BFH zur Schätzungsbefugnis bei Altkassen

Mit einer Frage der Schätzung durch die Finanzverwaltung bei Nutzung eines alten Kassensystems durch den Steuerpflichtigen setzte sich der BFH in einem Urteil vom 28.11.2023 (X R 3/22) auseinander. 

Schätzungsbefugnis bei Altkassen

Die Entscheidung betrifft oberflächlich gesehen den Einsatz eines alten Kassensystems, das bereits seit dem 1.1.2020 nicht mehr eingesetzt werden darf. Allerdings trifft der BFH auch allgemeine Aussagen zur Schätzung. Eine solche ist dann zulässig, wenn die Buchhaltung nicht der Besteuerung zugrunde gelegt werden kann. Eine Vollschätzung ist hierbei nach § 158 Abs. 2 AO dann zulässig, wenn die Buchführung und die sonstigen Aufzeichnungen schwere Mängel aufweisen. Dabei ist die Aussage des BFH erfreulich, dass nicht allein aufgrund der Tatsache, dass das verwendete Kassensystem objektiv manipulierbar war, eine Schätzung erfolgen kann. Vielmehr müssen – und dies ist sicherlich zutreffend – Anhaltspunkte dafür vorliegen, dass der Steuerpflichtige im jeweiligen Einzelfall auch tatsächlich eine Manipulation vorgenommen hat. Da dies hier nicht der Fall war, hob der BFH die Entscheidung der Vorinstanz auf und verwies den Sachverhalt zur erneuten Entscheidung zurück. Eine andere Entscheidung durch den BFH wäre auch unter rechtsstaatlichen Erwägungen sehr fraglich gewesen. Schließlich kann eine negative Entscheidung gegen den Steuerpflichtigen nicht aufgrund eines reinen Verdachts erfolgen.

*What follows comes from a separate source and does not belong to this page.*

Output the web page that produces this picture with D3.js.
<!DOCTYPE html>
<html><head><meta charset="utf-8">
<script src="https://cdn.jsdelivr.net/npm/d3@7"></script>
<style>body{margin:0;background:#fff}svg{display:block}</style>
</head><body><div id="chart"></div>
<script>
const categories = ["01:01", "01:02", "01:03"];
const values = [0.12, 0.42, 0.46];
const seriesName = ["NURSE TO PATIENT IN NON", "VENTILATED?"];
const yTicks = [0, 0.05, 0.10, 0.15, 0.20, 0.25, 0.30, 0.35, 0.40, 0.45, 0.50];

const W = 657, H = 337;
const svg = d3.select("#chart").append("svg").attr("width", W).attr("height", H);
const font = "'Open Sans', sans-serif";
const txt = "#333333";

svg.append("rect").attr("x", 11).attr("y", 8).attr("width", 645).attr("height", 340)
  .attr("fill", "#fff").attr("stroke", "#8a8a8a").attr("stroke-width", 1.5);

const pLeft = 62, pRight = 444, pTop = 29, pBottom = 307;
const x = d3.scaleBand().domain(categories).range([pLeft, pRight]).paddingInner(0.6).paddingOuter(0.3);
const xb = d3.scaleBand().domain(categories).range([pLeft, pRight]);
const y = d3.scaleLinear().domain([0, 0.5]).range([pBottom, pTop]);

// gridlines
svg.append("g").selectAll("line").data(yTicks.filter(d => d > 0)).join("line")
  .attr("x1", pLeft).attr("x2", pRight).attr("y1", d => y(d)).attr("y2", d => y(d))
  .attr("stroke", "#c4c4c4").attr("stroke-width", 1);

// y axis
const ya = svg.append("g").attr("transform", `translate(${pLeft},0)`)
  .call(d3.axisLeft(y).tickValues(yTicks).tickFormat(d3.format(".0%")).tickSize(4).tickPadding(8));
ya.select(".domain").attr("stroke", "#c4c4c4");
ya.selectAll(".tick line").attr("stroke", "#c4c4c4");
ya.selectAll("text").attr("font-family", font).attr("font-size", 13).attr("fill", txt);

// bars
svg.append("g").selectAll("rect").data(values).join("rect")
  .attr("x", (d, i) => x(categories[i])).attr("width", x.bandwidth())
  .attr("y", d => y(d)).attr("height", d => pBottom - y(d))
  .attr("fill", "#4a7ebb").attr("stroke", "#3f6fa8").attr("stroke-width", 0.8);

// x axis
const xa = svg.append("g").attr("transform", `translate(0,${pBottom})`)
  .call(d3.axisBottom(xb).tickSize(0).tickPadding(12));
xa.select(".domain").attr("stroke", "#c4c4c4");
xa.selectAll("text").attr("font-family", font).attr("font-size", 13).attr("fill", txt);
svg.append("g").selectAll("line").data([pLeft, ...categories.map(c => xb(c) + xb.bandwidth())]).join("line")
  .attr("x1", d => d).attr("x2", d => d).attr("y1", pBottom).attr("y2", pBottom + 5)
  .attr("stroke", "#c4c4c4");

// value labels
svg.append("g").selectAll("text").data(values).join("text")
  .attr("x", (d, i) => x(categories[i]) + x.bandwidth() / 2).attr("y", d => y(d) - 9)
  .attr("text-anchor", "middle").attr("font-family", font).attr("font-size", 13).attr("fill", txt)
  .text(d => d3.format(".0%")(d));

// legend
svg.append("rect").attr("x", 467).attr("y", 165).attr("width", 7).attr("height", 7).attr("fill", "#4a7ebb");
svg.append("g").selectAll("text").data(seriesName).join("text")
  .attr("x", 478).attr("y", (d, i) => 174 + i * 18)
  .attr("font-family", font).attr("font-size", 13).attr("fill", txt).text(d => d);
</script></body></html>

Sachverhalt: Gastronom verwendet manipulierbare Kasse – Streit um hohe Schätzung

Der Kläger betrieb in den Streitjahren ein Restaurant, in dem ein Großteil der Einnahmen durch Barzahlungen erfolgte. Der Kläger verwendete hierbei eine elektronische Registrierkasse, die bereits dem Grunde nach aus den 1980iger Jahren stammte. Im Rahmen einer Betriebsprüfung beauftragte die Finanzverwaltung einen Sachverständigen mit einer Begutachtung des Kassensystems. Dieser kam zu der Auffassung, dass das System manipulierbar sei. Eine tatsächliche Manipulation durch den Kläger konnte allerdings nicht nachgewiesen werden. Das Finanzamt sah alles in allem die Aufzeichnungen des Klägers als nicht ordnungsgemäß an und nahm deshalb eine Vollschätzung der Umsätze vor. Dies führte zu weit höheren Einnahmen und dementsprechend Steuernachforderungen.  Einspruchs- und Klageverfahren gegen die geänderten Steuerbescheide hatten keinen Erfolg, sodass sich der Kläger an den BFH wandte.

BFH: Steuerpflichtige verdienen Vertrauensschutz

Der BFH sah die Revision als begründet an und hob die Entscheidung des Niedersächsischen Finanzgerichts auf. Eine Schätzung komme nach § 158 Abs. 2 AO in Betracht, wenn die Aufzeichnungen nicht der Besteuerung zugrunde gelegt werden können, da Anhaltspunkte für die Unrichtigkeit der erklärten Einnahmen bestehen. Zwar weisen die Aufzeichnungen des Klägers Mängel auf, diese sind aber nicht derart gravierend, dass eine Vollschätzung in Betracht kommt. Zwar hat der Kläger eine Registrierkasse einfachen Typs verwendet, die objektiv manipulierbar ist. Dies spricht schon für einen gravierenden Mangel. Allerdings ist die Erkenntnis, dass das Kassensystem manipulierbar ist, erst im Laufe der Zeit aufgekommen. Insofern kann dem Kläger nicht zum Vorwurf gemacht werden, dass er das alte System verwendet hat. Zudem wurde nicht nachgewiesen, dass der Kläger die Kasse tatsächlich manipuliert hat. Der Sachverhalt ist erneut durch das Finanzgericht aufzuklären und sodann neu zu würdigen.